Madge, Why Have I Forsaken You?
I'm in a particularly foul mood right now, so perhaps writing a pseudo-review on last night's concert is a bad idea. Don't get me wrong, it was a stunning show (as always), but I wasn't able to get super-duper extremely, uncontained excited! Am I becoming jaded in my old age? What is it? Does anyone have the answer? I'd sure like to know. Of course when she made her first appearance, I was elated, moist-eyed and overwhelmed, but as the show went on, I lost some (a good deal) of that adrenaline rush. It would resurface now and then, like for "Lucky Star", "Erotica" and her John Travolta-disco version of "Music". It was a fabulous show. Maybe it was the fact that we had second row seats for her previous "Reinvention Tour", and were now quite a distance away from her tight ass and blinking eyes. Is that it?

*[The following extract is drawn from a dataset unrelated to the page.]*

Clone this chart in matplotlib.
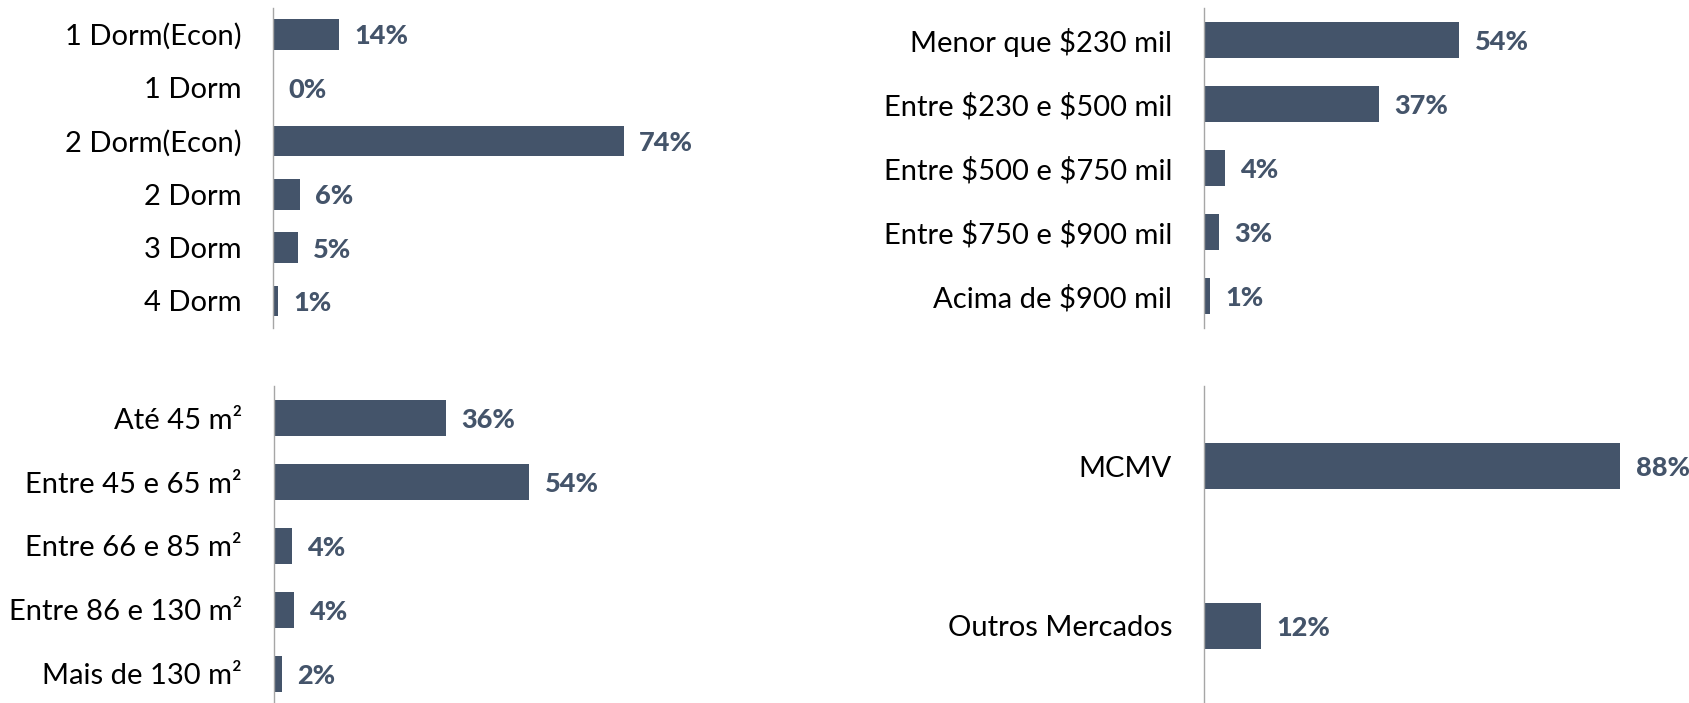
import matplotlib

matplotlib.use("Agg")
import matplotlib.pyplot as plt


BAR = "#44546A"
AXIS = "#A6A6A6"
TEXT = "#000000"
FONT = ["Lato", "DejaVu Sans"]

dorm_labels = ["1 Dorm(Econ)", "1 Dorm", "2 Dorm(Econ)", "2 Dorm", "3 Dorm", "4 Dorm"]
dorm_values = [13.9, 0.0, 74.0, 5.6, 5.1, 1.0]

price_labels = [r"Menor que \$230 mil", r"Entre \$230 e \$500 mil", r"Entre \$500 e \$750 mil",
                r"Entre \$750 e \$900 mil", r"Acima de \$900 mil"]
price_values = [54.0, 37.0, 4.4, 3.2, 1.2]

area_labels = ["Até 45 m²", "Entre 45 e 65 m²", "Entre 66 e 85 m²",
               "Entre 86 e 130 m²", "Mais de 130 m²"]
area_values = [36.4, 54.0, 3.8, 4.2, 1.6]

market_labels = ["MCMV", "Outros Mercados"]
market_values = [88.0, 12.0]

W, H = 1690, 703
PX_PER_PCT = 4.73
AX_W = 450


def panel(fig, left, top, bottom, labels, values, bar_height):
    ax = fig.add_axes([left / W, 1 - bottom / H, AX_W / W, (bottom - top) / H])
    y = list(range(len(labels)))
    bars = ax.barh(y, values, height=bar_height, color=BAR)
    ax.set_ylim(len(labels) - 0.5, -0.5)
    ax.set_xlim(0, AX_W / PX_PER_PCT)
    ax.set_yticks(y)
    ax.set_yticklabels(labels, fontsize=21, color=TEXT, family=FONT)
    ax.tick_params(axis="y", length=0, pad=23)
    ax.set_xticks([])
    for side in ["top", "right", "bottom"]:
        ax.spines[side].set_visible(False)
    ax.spines["left"].set_color(AXIS)
    ax.spines["left"].set_linewidth(1.0)
    ax.patch.set_alpha(0)
    for bar, value in zip(bars, values):
        ax.annotate(f"{value:.0f}%", (bar.get_width(), bar.get_y() + bar.get_height() / 2),
                    xytext=(11, 0), textcoords="offset points", ha="left", va="center_baseline",
                    fontsize=19.5, fontweight="black", color=BAR, family=FONT)
    return ax


fig = plt.figure(figsize=(W / 100, H / 100), dpi=100, facecolor="white")

panel(fig, 273.5, 7.5, 327.5, dorm_labels, dorm_values, 0.575)
panel(fig, 1204, 8, 328, price_labels, price_values, 0.56)
panel(fig, 274, 386, 706, area_labels, area_values, 0.56)
panel(fig, 1204, 386, 706, market_labels, market_values, 0.283)

fig.savefig("out.png", dpi=100, facecolor="white")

Things to discuss; we saw very little of Donna (her backup singer since '87), Madge's hair was super long; it looked fabulous, her parents were in attendance last night, the two queens behind us wouldn't shut the fuck up (even when Madonna did "Live to Tell"; you know what? I'm glad to be here to, but the point is to hear her sing and to hear her band play!; they also felt the need to do pseudo-runway modeling during several numbers--thanks for making the queens look even more ridiculous and stereotypical), I'm certain we were in the row cordoned off for drunks and folks with small bladder issues (I can't count the number of times that the idiots in our row had to make us step aside so they could get by; did you fuckers come here to see Madge, or to drink yourselves into a pissing-your-pants stupor?), some idiot behind us decided to smoke a cigarette, we ran into our next door neighbor at the show (small world) and we met up with friends Tina and Charity (we had better seats than them--nanner, nanner).
Is it just age and maturity that has led me astray from my Madonna fan duties? Had I seen this show when I was 17, I feel certain I would have been bawling all the way through; not knowing how I would ever leave the stadium and Madonna's glowing stage presence. Last night, I was happy to leave the crowded stadium, knowing that I had just seen one of my heroes; but today I was at work, thinking about everyday things; not dwelling on the fact that a few hours before, I had seen Madonna performing live and had been sharing the same air as her. Perhaps it's the fact that I have now seen her three times live?
I'm gonna shut the fuck up now, and chalk it up to a loss of "fan"atical behavior cuz I'm more worried about my ever growing supply of grey hair and always expanding gut. But, I guess I got out of it what she would want me to get out of it; a couple of hours of escape from the aging process and the worries of my daily life. So, mission accomplished, Madge. I guess I haven't completely forsaken you; cuz I know how much you used to mean to me, and how much you apparently still do.